Currently, the highest rate from forward or reverse is used for the Arrhenius fit.

In [1]:
import os
import numpy
import operator
import yaml
import matplotlib.pyplot as plt
%matplotlib inline

from rmgpy import settings
from rmgpy.data.rmg import RMGDatabase, getDB
from rmgpy.kinetics.arrhenius import Arrhenius
from rmgpy.thermo.thermoengine import submit
from rmgpy.rmgobject import RMGObject

Using Theano backend.


## Load the database with RMG reaction families

In [2]:
database = RMGDatabase()
database.load(
    settings['database.directory'], 
    thermoLibraries = [
                'primaryThermoLibrary',
                'Klippenstein_Glarborg2016',
                'BurkeH2O2',
                'thermo_DFT_CCSDTF12_BAC',
                'CBS_QB3_1dHR', 
                'DFT_QCI_thermo',
                'Narayanaswamy',
                'Lai_Hexylbenzene',
                'SABIC_aromatics',
                'vinylCPD_H'],
    transportLibraries = [],
    reactionLibraries = [],
    seedMechanisms = [],
    kineticsFamilies = 'all',
    kineticsDepositories = ['training'],
    depository = False,  
)

In [3]:
# Get Arrhenius fits for all RMG families
families = getDB('kinetics').families.keys()
#families = ['H_Abstraction', 'R_Recombination', 'Surface_Dissociation_vdW']

In [4]:
# Temperature range to fit Arrhenius
Ts = numpy.linspace(300,2500,50)

## Generate the Arrhenius fits and print .png figures

In [5]:
# Helper function
def analyze_reactions(fam_name, molecularity=1):
    print fam_name
    
    fam = database.kinetics.families[fam_name]
    dep = fam.getTrainingDepository()
    rxns = []
    list_indices = []

    # Extract all training reactions for selected family
    for entry in dep.entries.values():
        r = entry.item
        r.kinetics = entry.data
        r.index = entry.index
        for spc in r.reactants+r.products:
            if spc.thermo is None:
                submit(spc)
        rxns.append(r)

    # Only proceed if at least one training reaction is available
    if rxns:         
        # Get kinetic rates for unimolecular reactions
        k_list = []
        index_list = []
        for rxn in rxns:
            if len(rxn.reactants) == molecularity:
                k_list.append(rxn.kinetics)
                index_list.append(rxn.index)
            if len(rxn.products) == molecularity:
                k_list.append(rxn.generateReverseRateCoefficient())
                index_list.append(rxn.index)

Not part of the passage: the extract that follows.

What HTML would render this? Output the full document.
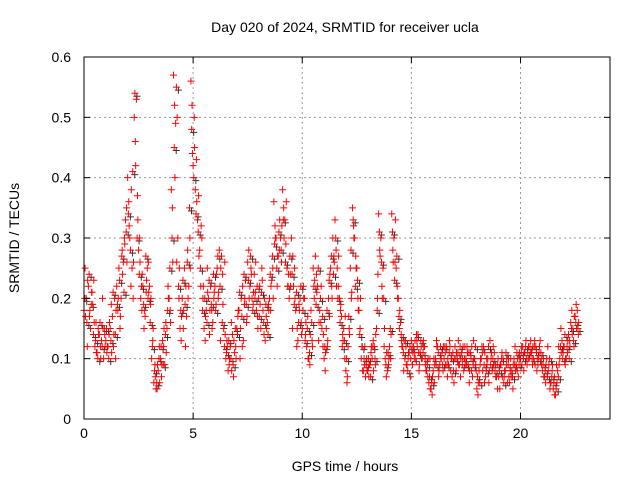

        # Get max. kinetic rates at each discrete temperature
        if k_list:
            k_max_list = []
            max_rxn_list = set()
            for T in Ts:
                mydict = {}
                kvals = [k.getRateCoefficient(T) for k in k_list]
                mydict = dict(zip(index_list, kvals))

                # Find key and value of max rate coefficient
                key_max_rate = max(mydict.iteritems(), key=operator.itemgetter(1))[0]
                
                max_entry = dep.entries.get(key_max_rate)
                max_rxn = max_entry.item
                max_rxn_list.add(max_rxn)
                
                kval = mydict[key_max_rate]
                k_max_list.append(kval)
                
                #print """For {0} 1/K training reaction {1} with index {2} has the highest rate 
                #of {3}.""".format(1000.0/T, max_entry, key_max_rate, kval)
                
                #if molecularity == 2:
                #    display(max_rxn)
                #    print "collision limit:  {}".format(max_rxn.calculate_coll_limit(T))
                #    print "collision limit agrees?"
                #    print [] == max_rxn.check_collision_limit_violation(300.0, 2000.0, 0.1, 100.0)

            units = 's^-1' if molecularity == 1 else 'm^3/(mol*s)'
                
            arr = Arrhenius().fitToData(Ts,numpy.array(k_max_list), units)
            
            fig = plt.figure()
            fig_name = fam_name
            fig_name += ' Unimolecular' if molecularity == 1 else ' Bimolecular'
            save_path = 'ArrheniusFits/'
            plt.semilogy(1000.0/Ts, k_max_list, label=fig_name)
            plt.xlabel("1000/T (1/K)")
            plt.ylabel("k ({0})".format(units))
            plt.legend(loc='upper left')
            if molecularity == 1:
                fig.savefig((save_path + fig_name + '_Unimolecular' + '.png'), bbox_inches='tight')
            elif molecularity == 2:
                fig.savefig((save_path + fig_name + '_Unimolecular' + '.png'), bbox_inches='tight')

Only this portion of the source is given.